Lors de ce voyage, j'ai accompagné notre représentant des donateurs lors d'une « mission d'écoute » à Diffa, au cours de laquelle nous avons sollicité les avis des principales parties prenantes que sont les enseignants, les mamans, les enfants, le gouverneur et le maire de Diffa, les conseillers pédagogiques et les inspecteurs des écoles.
Cette « mission d'écoute » a approfondi mon appréciation du travail véritablement difficile mais transformateur du personnel de l'IRC au Niger. Cela a également renforcé ma capacité à davantage tenir compte des réalités des contextes ciblés durant le processus d’élaboration de nos programmes.
Soutenir des enfants ayant vécu des expériences traumatisantes
En 2016, lorsque nous commencions notre travail, nous avons élargi l'approche Healing Classroom de l'IRC pour intégrer les possibilités d’ASE dans l’enseignement de la lecture fondamentale et les mathématiques dans les programmes de tutorat après les cours.
Chaque exemple d’ASE est conçu pour aider les enfants victimes de traumatismes à améliorer leur bien-être. Nous avons sélectionné des activités de pleine conscience ainsi que des jeux pour stimuler la réflexion et les compétences socio-émotionnelles des enfants.
Ces activités éducatives s’inspirent d'outils ayant fait leurs preuves en Occident et qui ont été contextualisés pour convenir au contexte nigérien.
Nous avons également introduit un programme complet de développement professionnel des enseignants. Les enseignants ont participé à des formations, à des rencontres d’échanges entre pairs et ont bénéficié d’un programme de mentorat personnalisé.

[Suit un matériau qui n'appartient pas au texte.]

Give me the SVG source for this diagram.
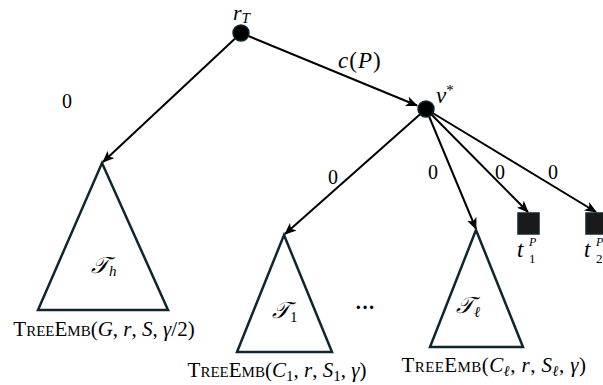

Ce programme, bien que techniquement solide, était très difficile, car nous préparions les enseignants à un changement important dans leur pratique.
Les retours des communautés mettent en lumière ce qui a fonctionné ou pas
À la fin de la première année, nous avons organisé un atelier pour évaluer les pratiques sur la base des commentaires du personnel et des participants. Les enseignants, le personnel d’appui et les enfants ont clairement affiché leur préférence pour les jeux de stimulation cérébrale plutôt que les activités de pleine conscience.
Certains parents pensaient que les activités de pleine conscience convertiraient leurs enfants au christianisme, tandis que certains les comparaient à du « yoga ». L’on pouvait noter une méfiance générale vis-à-vis de ces activités et pratiques.
Sur une note plus positive, nous avons appris que notre formation approfondie des enseignants était très appréciée. Cependant, des critiques ont été exprimées sur la charge de travail et les efforts supplémentaires, les complications logistiques et les coûts d'impression élevés.
Maintenant, trois ans plus tard, j’apprends que l’appellation « pleine conscience », qui avait été traduite en français par « L’Esprit Présent », est aussi le nom d’une émission de radio chrétienne évangélique diffusée au Niger. Pas étonnant que ce terme n’ait pu convenir aux parents musulmans de Diffa !
Cela met en évidence la nécessité de porter une attention particulière aux nuances socioculturelles lors de la mise en œuvre des programmes d’ASE, même lorsque nous souhaitons le déploiement rapide d'un programme.
En ce qui concerne les enseignants, les lacunes et les défis liés aux connaissances fondamentales étaient apparents. Ils ont encore du mal à prononcer correctement les noms et les sons des lettres en français et à enseigner des concepts mathématiques plus complexes, par exemple. Des défis qui ont pourtant des solutions simples, peu coûteuses et rapides. Nous proposons désormais des tablettes contenant du matériel d'enseignement et d'apprentissage tels que des vidéos sur YouTube qui développent les connaissances des enseignants sur des contenus spécifiques.
De plus, un groupe WhatsApp pour les enseignants, leurs tuteurs et le personnel de l'IRC a été créé pour faciliter les discussions et partager des documents et contenus vidéos directement et rapidement. Cela a contribué à faciliter la communication et réduire les barrières entre ceux que nous servons et le personnel.